Absolutely stayed with me, and stayed with me to this day. It's the perfect dry and funny response to someone wielding an absolutely stupid query to a man whose mind is focused non stop on the rot in the country. Bless thee Coates.

The ugly part of me is absolutely screaming at this points. This is too public a forum to mention what they are, although I may explore it down the line. For now this is just an attempt to practice my writing. It is an attempt to flee from Twitter's didactic dicthomy. Where you try to assert your individual humanity to mass indifference or mass lecturing annoyance with people claiming this is where you develop your voice.

It's a waste of time, but it's an easy one. And there the creature gets fed and fed and fed. We deal with the creature by grinning, pushing Nazis out of sight (and thus from our minds), and then holding its hand as we babble as if we've been caught in what we think is a crime but is really just someone caught us shitting our pants and we think we can talk our way out of it.

To continue on there is to continue shitting our exemplary pants.

I will write material on here. Some of it I am sure will be useful down the line, while much of it will exist. I have no idea what the end result of this will be (this may be the only entry produced on here, or it may be the first of dozens).

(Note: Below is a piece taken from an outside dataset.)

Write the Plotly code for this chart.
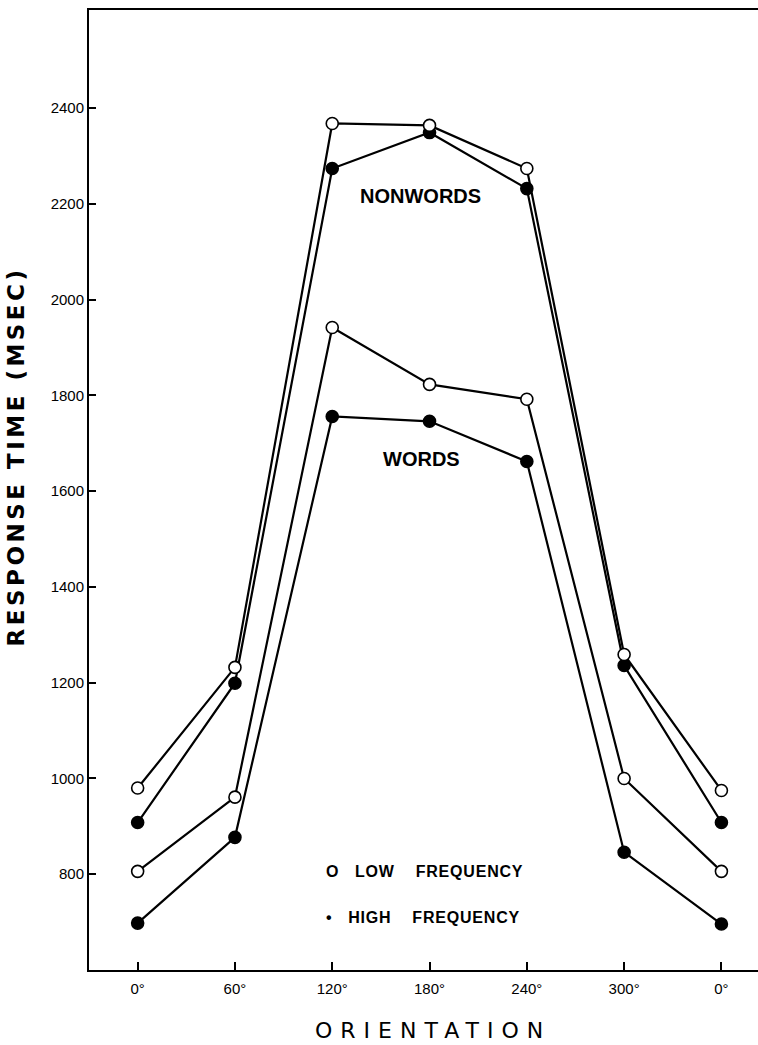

I will do so every morning before my tedious work day where I write entries about Logan Paul's latest desecration of a corpse. Is it cruel that he is allowed to spend his days doing what he wants and I must put aside my time to chronicle it? Maybe.

I guess I didn't r tase enough rats. My counter stands at a shameful zero.

In any case, please enjoy this blog. Hopefully it becomes something a human being can enjoy and I can go back some day and delete this entry for not being the kind of thing that embarrasses the New Yorker for not publishing me. Right now this one? Eh, it's fine.

In the spirit of my love of LiveJournal, here is my currently listening/reading:

Currently Reading: We Were Eight Years In Power By Ta-Nehisi Coates
Currently Playing: Mega Man X Legacy
Currently Listening To: Cute Playlists Made By My Girlfriend
Currently Drinking: A repulsive awful iced coffee from some wealthy den of hipster gentry (coffee shop?)
Last Movie Seen: Christ, "Don't Worry He Won't Get Far On Foot" wrecked me. Who would dare make me watch such a thing.

And Finally--

Hospital Food Ranked:
Breakfast Burrito
Baked Salmon
Mixed Vegetables
Potatoes
Clam Chowder
Cold Roast Beef Sandwich
Thai Noodles With Mushrooms and Tofu (Ranked at Bottom Because I Was Eating It Absolutely Terrified)

I will probably expand this list into a longer post. I hope you enjoy this. I'll throw in the big water bottle too.

To the Big Water Bottle. To the skeletons of social media platforms that aren't infested by Nazis and righteous scolds, and to the future. May it be pleasant and warm.